# Requirements
Copy all the data exactly, except the pictures.

# Source material
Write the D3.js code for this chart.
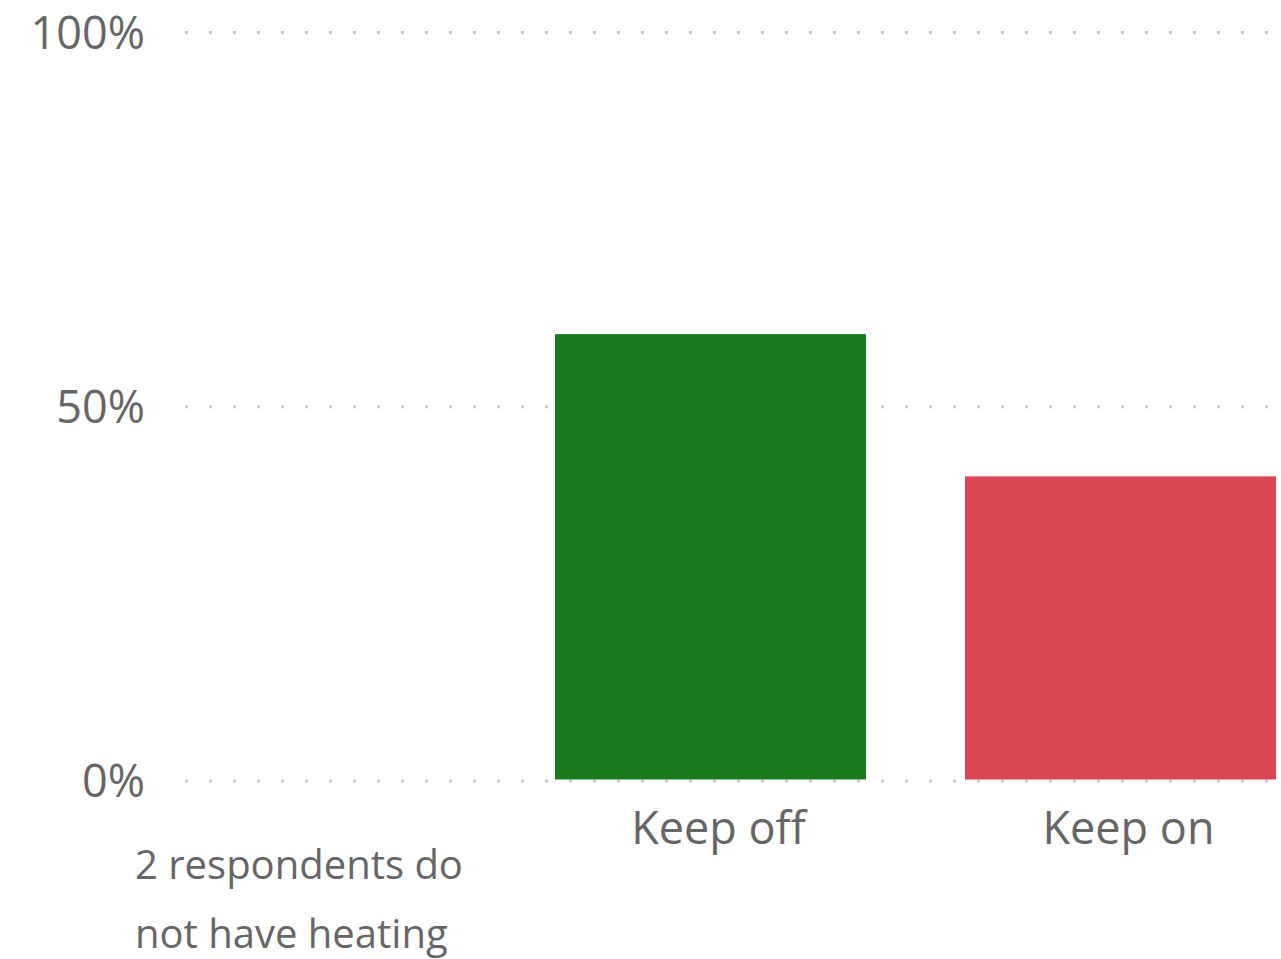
<!DOCTYPE html>
<html>
<head>
<meta charset="utf-8">
<script src="https://cdn.jsdelivr.net/npm/d3@7"></script>
<style>
  html, body { margin: 0; padding: 0; background: #fff; }
  svg { display: block; }
  text { font-family: "Open Sans", "Noto Sans", sans-serif; fill: #666666; }
</style>
</head>
<body>
<svg id="chart" width="1281" height="959"></svg>
<script>
const categories = ["2 respondents do not have heating", "Keep off", "Keep on"];
const categoryLines = [["2 respondents do", "not have heating"], ["Keep off"], ["Keep on"]];
const values = [null, 0.597, 0.407];
const colors = ["#1b7a1b", "#1b7a1b", "#d94652"];
const yTicks = [0, 0.5, 1];
const yTickLabels = ["0%", "50%", "100%"];

const svg = d3.select("#chart");

const x = d3.scaleBand().domain(categories).range([145, 1276]).paddingInner(0.2415).paddingOuter(0);
const y = d3.scaleLinear().domain([0, 1]).range([781, 32.5]);

// gridlines
svg.append("g").selectAll("line").data(yTicks).join("line")
  .attr("x1", 185).attr("x2", 1281)
  .attr("y1", d => y(d)).attr("y2", d => y(d))
  .attr("stroke", "#c8c8c8").attr("stroke-width", 3)
  .attr("stroke-dasharray", "3 21");

// y labels
svg.append("g").selectAll("text").data(yTicks).join("text")
  .attr("x", 145).attr("y", d => y(d) + 16)
  .attr("text-anchor", "end")
  .attr("font-size", 45)
  .text((d, i) => yTickLabels[i]);

// bars
svg.append("g").selectAll("rect").data(categories.map((c, i) => ({c, v: values[i], col: colors[i]})).filter(d => d.v != null))
  .join("rect")
  .attr("x", d => x(d.c)).attr("width", x.bandwidth())
  .attr("y", d => y(d.v)).attr("height", d => y(0) - 1.5 - y(d.v))
  .attr("fill", d => d.col);

// category labels
const lab = svg.append("g");
categories.forEach((c, i) => {
  const lines = categoryLines[i];
  if (lines.length > 1) {
    const t = lab.append("text").attr("font-size", 40).attr("text-anchor", "start");
    lines.forEach((ln, j) => {
      t.append("tspan").attr("x", x(c) - 10).attr("y", 879 + j * 69).text(ln);
    });
  } else {
    lab.append("text").attr("font-size", 45).attr("text-anchor", "middle")
      .attr("x", x(c) + x.bandwidth() / 2 + 8).attr("y", 844).text(lines[0]);
  }
});
</script>
</body>
</html>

# Answer to this exercise
Write the D3.js code for this chart.
<!DOCTYPE html>
<html>
<head>
<meta charset="utf-8">
<script src="https://cdn.jsdelivr.net/npm/d3@7"></script>
<style>
  html, body { margin: 0; padding: 0; background: #fff; }
  svg { display: block; }
  text { font-family: "Open Sans", "Noto Sans", sans-serif; fill: #666666; }
</style>
</head>
<body>
<svg id="chart" width="1281" height="959"></svg>
<script>
const categories = ["2 respondents do not have heating", "Keep off", "Keep on"];
const categoryLines = [["2 respondents do", "not have heating"], ["Keep off"], ["Keep on"]];
const values = [null, 0.597, 0.407];
const colors = ["#1b7a1b", "#1b7a1b", "#d94652"];
const yTicks = [0, 0.5, 1];
const yTickLabels = ["0%", "50%", "100%"];

const svg = d3.select("#chart");

const x = d3.scaleBand().domain(categories).range([145, 1276]).paddingInner(0.2415).paddingOuter(0);
const y = d3.scaleLinear().domain([0, 1]).range([781, 32.5]);

// gridlines
svg.append("g").selectAll("line").data(yTicks).join("line")
  .attr("x1", 185).attr("x2", 1281)
  .attr("y1", d => y(d)).attr("y2", d => y(d))
  .attr("stroke", "#c8c8c8").attr("stroke-width", 3)
  .attr("stroke-dasharray", "3 21");

// y labels
svg.append("g").selectAll("text").data(yTicks).join("text")
  .attr("x", 145).attr("y", d => y(d) + 16)
  .attr("text-anchor", "end")
  .attr("font-size", 45)
  .text((d, i) => yTickLabels[i]);

// bars
svg.append("g").selectAll("rect").data(categories.map((c, i) => ({c, v: values[i], col: colors[i]})).filter(d => d.v != null))
  .join("rect")
  .attr("x", d => x(d.c)).attr("width", x.bandwidth())
  .attr("y", d => y(d.v)).attr("height", d => y(0) - 1.5 - y(d.v))
  .attr("fill", d => d.col);

// category labels
const lab = svg.append("g");
categories.forEach((c, i) => {
  const lines = categoryLines[i];
  if (lines.length > 1) {
    const t = lab.append("text").attr("font-size", 40).attr("text-anchor", "start");
    lines.forEach((ln, j) => {
      t.append("tspan").attr("x", x(c) - 10).attr("y", 879 + j * 69).text(ln);
    });
  } else {
    lab.append("text").attr("font-size", 45).attr("text-anchor", "middle")
      .attr("x", x(c) + x.bandwidth() / 2 + 8).attr("y", 844).text(lines[0]);
  }
});
</script>
</body>
</html>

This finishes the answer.